• What the task asks: Give every line again exactly as it appears, please, but not the pictures.

========

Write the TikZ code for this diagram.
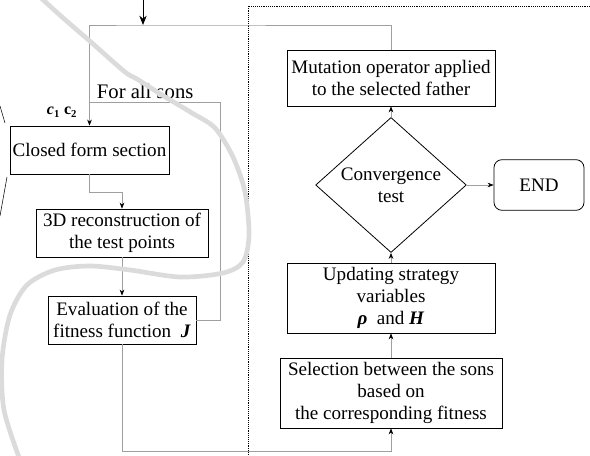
\documentclass[tikz,border=0pt]{standalone}
\usepackage{fontspec}
\setmainfont{Liberation Serif}
\usetikzlibrary{shapes.geometric,arrows.meta}

\begin{document}
\begin{tikzpicture}
  [x=0.75pt,y=-0.75pt,
   every node/.style={font=\fontsize{14.3}{16.5}\selectfont,align=center,inner sep=2pt},
   box/.style={draw,line width=0.6pt},
   decision/.style={draw,line width=0.6pt,diamond,minimum width=113pt,minimum height=82.5pt,inner sep=0pt},
   endbox/.style={draw,line width=0.6pt,rounded corners=6pt,minimum width=67.5pt,minimum height=38pt},
   flow/.style={draw=gray!75,line width=0.5pt,-{Stealth[color=black,length=4.5pt,width=3.5pt]}},
   loop/.style={draw=gray!75,line width=0.5pt}]
  \useasboundingbox (0,0) rectangle (590,456);

  \node[box,minimum width=116pt,minimum height=36pt] (closed) at (89.5,150) {Closed form section};
  \node[box,minimum width=129pt,minimum height=36pt] (rec) at (122,233) {3D reconstruction of\\the test points};
  \node[box,minimum width=111pt,minimum height=36pt] (eval) at (122,320) {Evaluation of the\\fitness function \ \textbf{\textit{J}}};
  \node[box,minimum width=166.5pt,minimum height=52.5pt] (sel) at (391,393) {Selection between the sons\\based on\\the corresponding fitness};
  \node[box,minimum width=156pt,minimum height=52.5pt] (upd) at (391,298) {Updating strategy\\variables\\\textbf{\textit{ρ}} \ and \textbf{\textit{H}}};
  \node[box,minimum width=156pt,minimum height=42pt] (mut) at (391,78) {Mutation operator applied\\to the selected father};
  \node[decision] (conv) at (391,185) {Convergence\\test};
  \node[endbox] (fin) at (539,185) {END};

  \node[anchor=base west,font=\fontsize{15.5}{18}\selectfont] (sons) at (94,99) {For all sons};
  \node[anchor=base west,font=\fontsize{12}{14}\selectfont] (cc) at (44,115) {\textbf{\textit{c}}\textsubscript{\textbf{1}} \textbf{c}\textsubscript{\textbf{2}}};

  \coordinate (start) at (143,0);
  \coordinate (top) at (143,25);
  \coordinate (back) at (220,102);
  \coordinate (join) at (89.5,102);
  \coordinate (bot) at (122,451);

  % outer dotted frame
  \draw[densely dotted] (248,460) -- (248,6) -- (594,6);

  \draw[line width=0.6pt,-{Stealth[length=7pt,width=5.5pt]}] (start) -- (top);
  \draw[flow] (mut.north) |- (top) -| (closed.north);
  \draw[loop] (eval.east) -| (back) -- (join);
  \draw[flow] (closed.south) -- ++(0,18) -| (rec.north);
  \draw[flow] (eval.south) -- (bot) -| (sel.south);
  \foreach \from/\to in {rec/eval,sel/upd,upd/conv,conv/mut,conv/fin}
    \draw[flow] (\from) -- (\to);

  % marks at the left edge
  \draw (0,106) -- (5,123);
  \draw (7,177) -- (0,216);

  % gray freehand curve
  \draw[gray!28,line width=3.5pt,line cap=round] plot[smooth] coordinates
    {(40,-3) (62,17) (92,43) (125,72) (137,79) (162,95) (192,113) (215,128) (233,157)
     (245,192) (249,235) (243,262) (223,273) (180,277) (130,270) (90,266) (55,270)
     (27,285) (10,315) (2,360) (4,410) (20,460)};
\end{tikzpicture}
\end{document}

========

• Complete response:
Write the TikZ code for this diagram.
\documentclass[tikz,border=0pt]{standalone}
\usepackage{fontspec}
\setmainfont{Liberation Serif}
\usetikzlibrary{shapes.geometric,arrows.meta}

\begin{document}
\begin{tikzpicture}
  [x=0.75pt,y=-0.75pt,
   every node/.style={font=\fontsize{14.3}{16.5}\selectfont,align=center,inner sep=2pt},
   box/.style={draw,line width=0.6pt},
   decision/.style={draw,line width=0.6pt,diamond,minimum width=113pt,minimum height=82.5pt,inner sep=0pt},
   endbox/.style={draw,line width=0.6pt,rounded corners=6pt,minimum width=67.5pt,minimum height=38pt},
   flow/.style={draw=gray!75,line width=0.5pt,-{Stealth[color=black,length=4.5pt,width=3.5pt]}},
   loop/.style={draw=gray!75,line width=0.5pt}]
  \useasboundingbox (0,0) rectangle (590,456);

  \node[box,minimum width=116pt,minimum height=36pt] (closed) at (89.5,150) {Closed form section};
  \node[box,minimum width=129pt,minimum height=36pt] (rec) at (122,233) {3D reconstruction of\\the test points};
  \node[box,minimum width=111pt,minimum height=36pt] (eval) at (122,320) {Evaluation of the\\fitness function \ \textbf{\textit{J}}};
  \node[box,minimum width=166.5pt,minimum height=52.5pt] (sel) at (391,393) {Selection between the sons\\based on\\the corresponding fitness};
  \node[box,minimum width=156pt,minimum height=52.5pt] (upd) at (391,298) {Updating strategy\\variables\\\textbf{\textit{ρ}} \ and \textbf{\textit{H}}};
  \node[box,minimum width=156pt,minimum height=42pt] (mut) at (391,78) {Mutation operator applied\\to the selected father};
  \node[decision] (conv) at (391,185) {Convergence\\test};
  \node[endbox] (fin) at (539,185) {END};

  \node[anchor=base west,font=\fontsize{15.5}{18}\selectfont] (sons) at (94,99) {For all sons};
  \node[anchor=base west,font=\fontsize{12}{14}\selectfont] (cc) at (44,115) {\textbf{\textit{c}}\textsubscript{\textbf{1}} \textbf{c}\textsubscript{\textbf{2}}};

  \coordinate (start) at (143,0);
  \coordinate (top) at (143,25);
  \coordinate (back) at (220,102);
  \coordinate (join) at (89.5,102);
  \coordinate (bot) at (122,451);

  % outer dotted frame
  \draw[densely dotted] (248,460) -- (248,6) -- (594,6);

  \draw[line width=0.6pt,-{Stealth[length=7pt,width=5.5pt]}] (start) -- (top);
  \draw[flow] (mut.north) |- (top) -| (closed.north);
  \draw[loop] (eval.east) -| (back) -- (join);
  \draw[flow] (closed.south) -- ++(0,18) -| (rec.north);
  \draw[flow] (eval.south) -- (bot) -| (sel.south);
  \foreach \from/\to in {rec/eval,sel/upd,upd/conv,conv/mut,conv/fin}
    \draw[flow] (\from) -- (\to);

  % marks at the left edge
  \draw (0,106) -- (5,123);
  \draw (7,177) -- (0,216);

  % gray freehand curve
  \draw[gray!28,line width=3.5pt,line cap=round] plot[smooth] coordinates
    {(40,-3) (62,17) (92,43) (125,72) (137,79) (162,95) (192,113) (215,128) (233,157)
     (245,192) (249,235) (243,262) (223,273) (180,277) (130,270) (90,266) (55,270)
     (27,285) (10,315) (2,360) (4,410) (20,460)};
\end{tikzpicture}
\end{document}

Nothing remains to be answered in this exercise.